When sending a packet over the Internet, there’s two parts of the address: the IP address and the port. The IP address is a specific Internet location, blocks of IP addresses are owned by groups (who owns what is public info) and there are many services that do geo-ip mappings. So if you’re connecting to an IP address that belongs to a known VPN provider, that’s easy.
The second part of the address is the port-number. Servers choose port-numbers to listen to and the common convention is to use well-known ports. So, for example, HTTPS traffic is on port 443. If you see a computer making a lot of requests to port 443, even though the traffic is encrypted we can guess that they’re browsing the web. Wikipedia has a list (which is incomplete because new software can be written at any time and make up a new port that it prefers) and you can see lots of VPN software on there. If you’re connecting to a port that’s known to be used by VPN software, we can guess that you’re using VPN software.

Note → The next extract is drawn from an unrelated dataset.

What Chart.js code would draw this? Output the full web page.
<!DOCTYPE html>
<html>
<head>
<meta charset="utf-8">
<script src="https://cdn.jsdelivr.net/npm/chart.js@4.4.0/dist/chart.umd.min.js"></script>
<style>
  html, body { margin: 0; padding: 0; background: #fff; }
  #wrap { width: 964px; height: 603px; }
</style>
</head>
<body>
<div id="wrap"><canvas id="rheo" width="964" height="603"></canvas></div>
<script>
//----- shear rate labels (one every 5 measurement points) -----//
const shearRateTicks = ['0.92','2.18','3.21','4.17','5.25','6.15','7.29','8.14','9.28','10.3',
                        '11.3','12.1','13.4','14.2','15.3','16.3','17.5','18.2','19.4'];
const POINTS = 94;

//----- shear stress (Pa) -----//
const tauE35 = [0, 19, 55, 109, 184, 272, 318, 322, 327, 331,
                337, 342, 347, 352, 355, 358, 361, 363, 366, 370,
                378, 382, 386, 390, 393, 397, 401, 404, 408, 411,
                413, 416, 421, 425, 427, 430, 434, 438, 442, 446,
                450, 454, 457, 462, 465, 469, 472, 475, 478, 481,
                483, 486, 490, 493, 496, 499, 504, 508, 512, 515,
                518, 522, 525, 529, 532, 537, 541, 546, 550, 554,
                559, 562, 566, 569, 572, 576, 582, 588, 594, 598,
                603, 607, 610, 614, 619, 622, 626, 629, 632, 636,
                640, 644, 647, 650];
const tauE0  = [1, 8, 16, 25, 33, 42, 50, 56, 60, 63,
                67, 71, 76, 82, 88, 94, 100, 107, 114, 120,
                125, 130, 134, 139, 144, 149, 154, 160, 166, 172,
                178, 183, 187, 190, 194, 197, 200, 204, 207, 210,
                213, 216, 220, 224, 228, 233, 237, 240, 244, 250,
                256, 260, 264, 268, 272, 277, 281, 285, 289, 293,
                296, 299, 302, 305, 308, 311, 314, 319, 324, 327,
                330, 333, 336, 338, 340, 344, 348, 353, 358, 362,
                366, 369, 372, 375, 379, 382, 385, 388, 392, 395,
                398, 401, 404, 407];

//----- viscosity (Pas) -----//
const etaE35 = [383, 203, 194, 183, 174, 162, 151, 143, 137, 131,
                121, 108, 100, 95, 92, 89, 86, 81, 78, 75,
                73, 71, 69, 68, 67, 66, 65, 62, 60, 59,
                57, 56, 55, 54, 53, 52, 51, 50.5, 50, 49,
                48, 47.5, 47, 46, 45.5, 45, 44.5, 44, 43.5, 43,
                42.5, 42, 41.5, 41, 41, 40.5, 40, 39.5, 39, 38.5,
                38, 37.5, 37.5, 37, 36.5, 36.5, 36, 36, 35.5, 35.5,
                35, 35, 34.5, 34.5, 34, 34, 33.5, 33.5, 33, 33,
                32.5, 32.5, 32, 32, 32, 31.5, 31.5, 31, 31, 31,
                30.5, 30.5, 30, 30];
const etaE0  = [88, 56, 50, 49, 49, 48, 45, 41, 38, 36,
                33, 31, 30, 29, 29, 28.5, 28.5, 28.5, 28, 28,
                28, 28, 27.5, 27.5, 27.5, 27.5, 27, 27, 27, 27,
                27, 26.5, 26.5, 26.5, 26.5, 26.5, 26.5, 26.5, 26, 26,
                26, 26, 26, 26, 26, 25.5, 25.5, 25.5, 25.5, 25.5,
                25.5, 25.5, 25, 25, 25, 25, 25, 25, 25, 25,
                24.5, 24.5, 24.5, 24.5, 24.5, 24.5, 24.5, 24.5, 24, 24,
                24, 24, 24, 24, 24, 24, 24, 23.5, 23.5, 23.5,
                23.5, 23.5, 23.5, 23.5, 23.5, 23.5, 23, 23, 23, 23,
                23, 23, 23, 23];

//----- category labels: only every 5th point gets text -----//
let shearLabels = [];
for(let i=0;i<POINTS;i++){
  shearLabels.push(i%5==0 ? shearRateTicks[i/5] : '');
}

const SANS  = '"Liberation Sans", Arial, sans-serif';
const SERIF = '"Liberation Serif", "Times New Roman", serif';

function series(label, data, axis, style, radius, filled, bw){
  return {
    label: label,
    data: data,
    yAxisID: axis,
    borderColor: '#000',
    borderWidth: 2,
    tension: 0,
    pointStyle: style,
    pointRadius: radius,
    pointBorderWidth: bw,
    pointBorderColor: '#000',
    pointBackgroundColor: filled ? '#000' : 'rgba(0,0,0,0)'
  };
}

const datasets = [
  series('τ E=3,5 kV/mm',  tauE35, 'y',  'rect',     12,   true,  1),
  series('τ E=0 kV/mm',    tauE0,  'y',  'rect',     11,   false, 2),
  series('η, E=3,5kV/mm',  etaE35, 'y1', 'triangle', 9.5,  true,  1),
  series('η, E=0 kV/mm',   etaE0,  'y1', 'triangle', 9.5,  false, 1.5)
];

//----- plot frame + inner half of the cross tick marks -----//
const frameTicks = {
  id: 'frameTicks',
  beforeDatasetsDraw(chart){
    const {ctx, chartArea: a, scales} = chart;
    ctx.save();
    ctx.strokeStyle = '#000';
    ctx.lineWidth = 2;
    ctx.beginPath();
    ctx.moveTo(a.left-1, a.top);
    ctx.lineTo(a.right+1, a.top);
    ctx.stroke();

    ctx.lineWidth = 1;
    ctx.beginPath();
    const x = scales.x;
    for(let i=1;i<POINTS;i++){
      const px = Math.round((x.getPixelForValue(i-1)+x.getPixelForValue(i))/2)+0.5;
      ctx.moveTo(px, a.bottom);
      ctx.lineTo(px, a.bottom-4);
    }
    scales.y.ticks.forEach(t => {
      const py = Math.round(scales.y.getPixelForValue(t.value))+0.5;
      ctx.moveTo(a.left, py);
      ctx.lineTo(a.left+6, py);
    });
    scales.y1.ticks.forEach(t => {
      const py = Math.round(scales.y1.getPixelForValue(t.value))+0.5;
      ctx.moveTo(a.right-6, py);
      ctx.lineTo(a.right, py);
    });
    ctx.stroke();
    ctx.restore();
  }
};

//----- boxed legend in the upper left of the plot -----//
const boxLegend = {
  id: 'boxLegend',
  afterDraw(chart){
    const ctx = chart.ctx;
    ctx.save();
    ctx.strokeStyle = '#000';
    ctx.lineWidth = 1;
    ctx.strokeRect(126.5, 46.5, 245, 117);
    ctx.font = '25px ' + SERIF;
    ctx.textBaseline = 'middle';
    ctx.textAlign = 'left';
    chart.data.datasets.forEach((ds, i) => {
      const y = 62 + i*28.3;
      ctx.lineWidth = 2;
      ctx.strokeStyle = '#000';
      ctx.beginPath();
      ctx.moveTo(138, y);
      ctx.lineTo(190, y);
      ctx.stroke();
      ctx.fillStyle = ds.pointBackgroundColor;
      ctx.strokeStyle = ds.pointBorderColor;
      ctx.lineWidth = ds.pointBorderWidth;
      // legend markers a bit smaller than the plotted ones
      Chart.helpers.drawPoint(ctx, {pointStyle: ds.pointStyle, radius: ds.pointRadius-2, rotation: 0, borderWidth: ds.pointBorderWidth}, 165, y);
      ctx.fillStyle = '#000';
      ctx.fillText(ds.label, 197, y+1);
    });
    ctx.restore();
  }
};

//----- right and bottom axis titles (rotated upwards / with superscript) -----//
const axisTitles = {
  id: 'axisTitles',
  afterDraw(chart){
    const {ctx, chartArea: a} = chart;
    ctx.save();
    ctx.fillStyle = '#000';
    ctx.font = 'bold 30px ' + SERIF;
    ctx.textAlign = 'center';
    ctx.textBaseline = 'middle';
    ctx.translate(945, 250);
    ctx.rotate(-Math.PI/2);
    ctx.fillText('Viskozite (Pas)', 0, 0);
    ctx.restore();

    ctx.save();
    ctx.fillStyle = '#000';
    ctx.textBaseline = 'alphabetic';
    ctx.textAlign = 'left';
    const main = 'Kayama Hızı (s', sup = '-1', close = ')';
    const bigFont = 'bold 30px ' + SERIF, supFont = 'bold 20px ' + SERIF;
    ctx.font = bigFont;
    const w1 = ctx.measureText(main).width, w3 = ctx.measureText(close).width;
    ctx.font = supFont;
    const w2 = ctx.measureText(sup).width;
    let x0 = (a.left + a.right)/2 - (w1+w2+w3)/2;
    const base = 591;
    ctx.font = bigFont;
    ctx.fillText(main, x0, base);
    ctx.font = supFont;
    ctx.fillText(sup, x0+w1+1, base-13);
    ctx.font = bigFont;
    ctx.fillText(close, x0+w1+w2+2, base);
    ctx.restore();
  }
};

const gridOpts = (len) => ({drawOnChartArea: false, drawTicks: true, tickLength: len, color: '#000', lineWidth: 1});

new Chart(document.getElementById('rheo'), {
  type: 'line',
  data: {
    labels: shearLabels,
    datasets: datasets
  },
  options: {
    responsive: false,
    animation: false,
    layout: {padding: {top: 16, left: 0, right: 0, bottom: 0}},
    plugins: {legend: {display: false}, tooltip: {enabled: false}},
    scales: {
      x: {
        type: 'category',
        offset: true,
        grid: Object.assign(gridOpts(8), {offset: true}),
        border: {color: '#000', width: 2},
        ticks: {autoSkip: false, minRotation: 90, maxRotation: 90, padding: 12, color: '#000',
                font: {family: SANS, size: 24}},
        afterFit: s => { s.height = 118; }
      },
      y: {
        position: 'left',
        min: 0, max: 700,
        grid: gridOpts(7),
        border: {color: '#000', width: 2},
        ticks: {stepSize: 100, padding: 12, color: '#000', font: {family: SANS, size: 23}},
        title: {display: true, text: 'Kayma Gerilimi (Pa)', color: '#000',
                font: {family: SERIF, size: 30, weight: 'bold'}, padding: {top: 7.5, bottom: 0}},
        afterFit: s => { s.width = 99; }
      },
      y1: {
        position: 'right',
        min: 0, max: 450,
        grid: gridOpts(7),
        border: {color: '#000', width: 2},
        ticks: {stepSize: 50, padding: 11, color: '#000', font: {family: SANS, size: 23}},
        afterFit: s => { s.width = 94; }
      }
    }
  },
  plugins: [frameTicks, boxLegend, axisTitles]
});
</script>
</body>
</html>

Once you’re running VPN software on an unknown machine and have configured it to use a non-standard port, it’s a bit harder to tell what’s happening, but it’s still possible to make a pretty confident guess. Some VPN setups use “split-tunnel” where some traffic goes over VPN and some over the public Internet. (This is most common in corporate use where private company traffic goes in the tunnel, but browsing Lemmy would go over public.) Sometimes, DNS doesn’t go through the VPN which is a big give-away: you looked up “foo.com” and sent traffic to 172.67.137.159. Then you looked up “bar.org” and sent traffic to the same 172.67.137.159. Odds are that thing is a VPN (or other proxy).

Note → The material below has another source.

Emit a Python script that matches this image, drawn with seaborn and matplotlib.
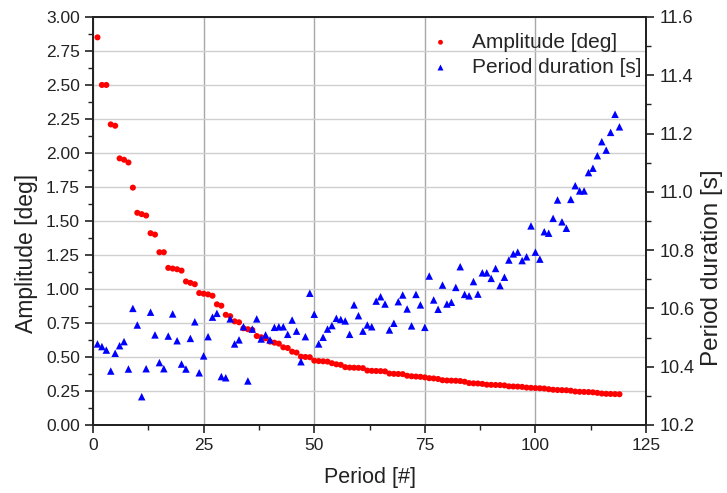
import matplotlib
matplotlib.use("Agg")
import matplotlib.pyplot as plt
from matplotlib.ticker import MultipleLocator, FormatStrFormatter
import seaborn as sns
import pandas as pd

period = list(range(1, 120))

amplitude = [
    2.85, 2.50, 2.50, 2.21, 2.20, 1.96, 1.95, 1.93, 1.745, 1.56,
    1.55, 1.54, 1.41, 1.40, 1.27, 1.27, 1.155, 1.15, 1.145, 1.135,
    1.055, 1.045, 1.035, 0.97, 0.965, 0.96, 0.95, 0.887, 0.877, 0.81,
    0.80, 0.762, 0.755, 0.711, 0.704, 0.699, 0.654, 0.645, 0.637, 0.613,
    0.605, 0.598, 0.571, 0.566, 0.539, 0.532, 0.502, 0.500, 0.498, 0.473,
    0.470, 0.468, 0.466, 0.454, 0.446, 0.442, 0.425, 0.422, 0.421, 0.420,
    0.418, 0.400, 0.398, 0.397, 0.396, 0.394, 0.378, 0.376, 0.375, 0.374,
    0.362, 0.358, 0.356, 0.354, 0.350, 0.344, 0.342, 0.338, 0.329, 0.327,
    0.326, 0.325, 0.323, 0.318, 0.308, 0.306, 0.305, 0.302, 0.296, 0.295,
    0.294, 0.293, 0.291, 0.284, 0.283, 0.282, 0.280, 0.275, 0.273, 0.271,
    0.270, 0.268, 0.263, 0.259, 0.257, 0.256, 0.255, 0.252, 0.246, 0.244,
    0.243, 0.242, 0.240, 0.236, 0.231, 0.229, 0.228, 0.227, 0.226,
]

duration = [
    10.478, 10.469, 10.457, 10.385, 10.446, 10.472, 10.486, 10.392, 10.600, 10.543,
    10.297, 10.393, 10.587, 10.509, 10.414, 10.393, 10.505, 10.581, 10.489, 10.409,
    10.392, 10.497, 10.554, 10.379, 10.437, 10.503, 10.570, 10.583, 10.366, 10.362,
    10.564, 10.478, 10.492, 10.537, 10.351, 10.529, 10.564, 10.495, 10.509, 10.492,
    10.535, 10.537, 10.537, 10.511, 10.560, 10.522, 10.417, 10.503, 10.652, 10.580,
    10.478, 10.501, 10.529, 10.541, 10.566, 10.562, 10.557, 10.511, 10.612, 10.575,
    10.522, 10.543, 10.537, 10.625, 10.640, 10.615, 10.526, 10.549, 10.623, 10.646,
    10.598, 10.540, 10.648, 10.612, 10.535, 10.711, 10.629, 10.597, 10.680, 10.615,
    10.621, 10.672, 10.743, 10.648, 10.643, 10.692, 10.649, 10.722, 10.722, 10.703,
    10.737, 10.678, 10.707, 10.766, 10.787, 10.793, 10.764, 10.777, 10.883, 10.793,
    10.769, 10.863, 10.858, 10.909, 10.972, 10.897, 10.875, 10.974, 11.021, 11.003,
    11.003, 11.066, 11.081, 11.124, 11.172, 11.143, 11.204, 11.266, 11.223,
]

label_amp = "Amplitude [deg]"
label_dur = "Period duration [s]"
x_label = "Period [#]"

df = pd.DataFrame({"period": period, "amplitude": amplitude, "duration": duration})

sns.set_style("ticks")
plt.rcParams["font.family"] = ["Liberation Sans", "DejaVu Sans"]

fig = plt.figure(figsize=(7.27, 4.93), dpi=100)
ax = fig.add_axes([0.128, 0.138, 0.7606, 0.8276])
ax2 = ax.twinx()

sns.scatterplot(data=df, x="period", y="amplitude", ax=ax, color="#ff0000",
                marker="o", s=19, edgecolor="none", label=label_amp, legend=False, zorder=3)
sns.scatterplot(data=df, x="period", y="duration", ax=ax2, color="#0000ff",
                marker="^", s=29, edgecolor="none", label=label_dur, legend=False, zorder=3)

ax.set_xlim(0, 125)
ax.set_ylim(0, 3.0)
ax2.set_ylim(10.2, 11.6)

ax.xaxis.set_major_locator(MultipleLocator(25))
ax.xaxis.set_minor_locator(MultipleLocator(12.5))
ax.yaxis.set_major_locator(MultipleLocator(0.25))
ax.yaxis.set_minor_locator(MultipleLocator(0.125))
ax2.yaxis.set_major_locator(MultipleLocator(0.2))
ax2.yaxis.set_minor_locator(MultipleLocator(0.1))
ax.yaxis.set_major_formatter(FormatStrFormatter("%.2f"))
ax2.yaxis.set_major_formatter(FormatStrFormatter("%.1f"))

ax.grid(True, which="major", axis="y", color="#cfcfcf", linewidth=1.0)
ax.grid(True, which="major", axis="x", color="#a8a8a8", linewidth=1.0)
ax.set_axisbelow(True)

for a in (ax, ax2):
    for sp in a.spines.values():
        sp.set_color("#222222")
        sp.set_linewidth(1.3)
    a.tick_params(which="major", direction="out", length=6, width=1.2,
                  colors="#222222", labelcolor="#222222")
    a.tick_params(which="minor", direction="out", length=3.5, width=1.0, colors="#222222")
ax.tick_params(axis="y", labelsize=12.5)
ax.tick_params(axis="x", labelsize=12.5)
ax2.tick_params(axis="y", labelsize=13)

ax.set_xlabel(x_label, fontsize=15.5, color="#222222")
ax.set_ylabel(label_amp, fontsize=16.5, color="#222222")
ax2.set_ylabel(label_dur, fontsize=17.5, color="#222222")
ax.xaxis.set_label_coords(0.5, -0.103)
ax.yaxis.set_label_coords(-0.1, 0.42)
ax2.yaxis.set_label_coords(1.1, 0.385)

h1, l1 = ax.get_legend_handles_labels()
h2, l2 = ax2.get_legend_handles_labels()
leg = ax2.legend(h1 + h2, l1 + l2, loc="upper right", bbox_to_anchor=(1.014, 0.992),
                 frameon=False, fontsize=15, handlelength=1.0, handletextpad=1.0,
                 labelspacing=0.3, markerscale=0.8, borderaxespad=0.2)

fig.savefig("out.png", dpi=100)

Finally, you can just look at more complex patterns in the traffic. If you’re interested, you could install Wireshark or just run
tcpdump
and watch your own network traffic. Basic web-browsing is very visible: you send a small request (“HTTP GET /index.html”) and you get a much bigger response back. Then you send a flurry of smaller requests for all the page elements and get a bunch of bigger responses. Then there’s a huuuuge pause. Different protocols will have different shapes (a MOBA game would probably show more even traffic back-and-forth).You wouldn’t be able to be absolutely confident with this, but over enough time and people you can get very close. Or you can just be a bit aggressive and incorrectly mark things as VPNs.